For Option B: As it is a text-based model, this option required a significant amount of manual data cleaning. The metadata available in the dataset for each image includes several fields. The “subject_titles” field was determined to be most relevant as it contains the text which is the most descriptive of the content of the artwork. Each image has an associated comma-separated list of tags. There were a total of over 700 unique values in all. We further grouped these down into a manageable 13 attributes: nature, animals, people, still life, religion, abstract, architecture/structures, fashion, entertainment, death/war/violence, mythology/monsters, food, and urban life.
The user is prompted to select from the 13 attributes. They may select one or multiple attributes that interest them. We then essentially filter the artwork dataset down to only those that contain at least one of the attributes the user selected. We then return ~20 images, randomly selected from this filtered list.

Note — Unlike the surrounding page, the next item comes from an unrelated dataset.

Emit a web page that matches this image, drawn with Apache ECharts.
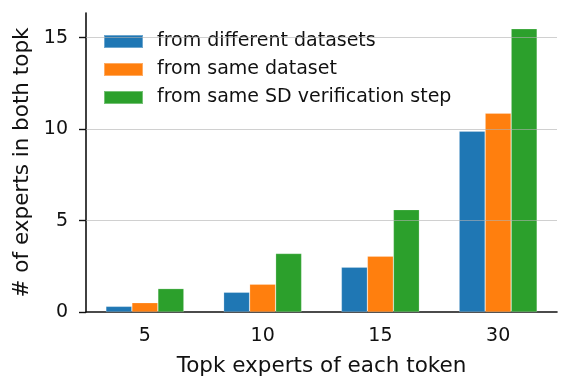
<!DOCTYPE html>
<html>
<head>
<meta charset="utf-8">
<script src="https://cdn.jsdelivr.net/npm/echarts@6/dist/echarts.min.js"></script>
<style>
  html, body { margin: 0; padding: 0; background: #fff; }
  #chart { width: 564px; height: 384px; }
</style>
</head>
<body>
<div id="chart"></div>
<script>
// data
const topkLabels = ['5', '10', '15', '30'];
const diffDatasets = [0.31, 1.08, 2.45, 9.89];
const sameDataset = [0.51, 1.52, 3.05, 10.87];
const sameSDStep = [1.28, 3.2, 5.6, 15.49];
const yTicks = [0, 5, 10, 15];
const seriesNames = ['from different datasets', 'from same dataset', 'from same SD verification step'];

const font = 'DejaVu Sans';
const colors = ['#1f77b4', '#ff7f0e', '#2ca02c'];

let chart = echarts.init(document.getElementById('chart'), null, {renderer: 'canvas'});

function bar(name, data, withGrid) {
  let s = {
    name: name,
    type: 'bar',
    data: data,
    barWidth: 26,
    barGap: '0%',
    itemStyle: { borderColor: 'rgba(255,255,255,0.35)', borderWidth: 0.6 }
  };
  if (withGrid) {
    // matplotlib grid sits on top of the bars
    s.markLine = {
      silent: true,
      symbol: 'none',
      label: { show: false },
      lineStyle: { color: 'rgba(176,176,176,0.6)', type: 'solid', width: 1 },
      data: yTicks.filter(v => v > 0).map(v => ({ yAxis: v }))
    };
  }
  return s;
}

let option = {
  animation: false,
  color: colors,
  textStyle: { fontFamily: font },
  grid: { left: 86, right: 7, top: 13, bottom: 72, containLabel: false },
  legend: {
    data: seriesNames,
    orient: 'vertical',
    left: 103,
    top: 32,
    padding: 0,
    itemWidth: 39,
    itemHeight: 13,
    itemGap: 9,
    icon: 'rect',
    textStyle: { fontFamily: font, fontSize: 19, lineHeight: 19, color: '#111', padding: [0, 0, 0, 9] }
  },
  xAxis: {
    type: 'category',
    data: topkLabels,
    name: 'Topk experts of each token',
    nameLocation: 'middle',
    nameGap: 43,
    nameTextStyle: { fontFamily: font, fontSize: 21.5, color: '#111' },
    axisLine: { lineStyle: { color: '#111', width: 1.6 } },
    axisTick: { alignWithLabel: true, length: 7, lineStyle: { color: '#111', width: 1.4 } },
    axisLabel: { fontFamily: font, fontSize: 19, color: '#111', margin: 15 }
  },
  yAxis: {
    type: 'value',
    min: 0,
    max: 16.35,
    interval: 5,
    name: '# of experts in both topk',
    nameLocation: 'middle',
    nameGap: 48,
    nameTextStyle: { fontFamily: font, fontSize: 21.5, color: '#111' },
    axisLine: { show: true, lineStyle: { color: '#111', width: 1.6 } },
    axisTick: { show: true, length: 7, customValues: yTicks, lineStyle: { color: '#111', width: 1.4 } },
    axisLabel: { fontFamily: font, fontSize: 19, color: '#111', margin: 18, customValues: yTicks },
    splitLine: { show: false }
  },
  series: [
    bar(seriesNames[0], diffDatasets, false),
    bar(seriesNames[1], sameDataset, false),
    bar(seriesNames[2], sameSDStep, true)
  ]
};

chart.setOption(option);
</script>
</body>
</html>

Initially, we considered returning the 20 “most relevant” pieces of art from the dataset, where “relevant” in this case was defined as and ranked by the number of checkbox attributes that an individual image satisfied. I.e., an image that satisfied all of a user’s selected checkboxes would be considered more relevant than an image that satisfied only one checkbox. However, we discussed that just because a user enjoys certain subjects in art does not mean that the user will necessarily want to see them all together at the same time in the same piece of art. We also felt it might artificially limit the results and therefore the artwork exposure we could give to users. Thus, we opted to simply show ~20 randomly selected images from the dataset that satisfy at least one of the checkbox attributes selected by the user.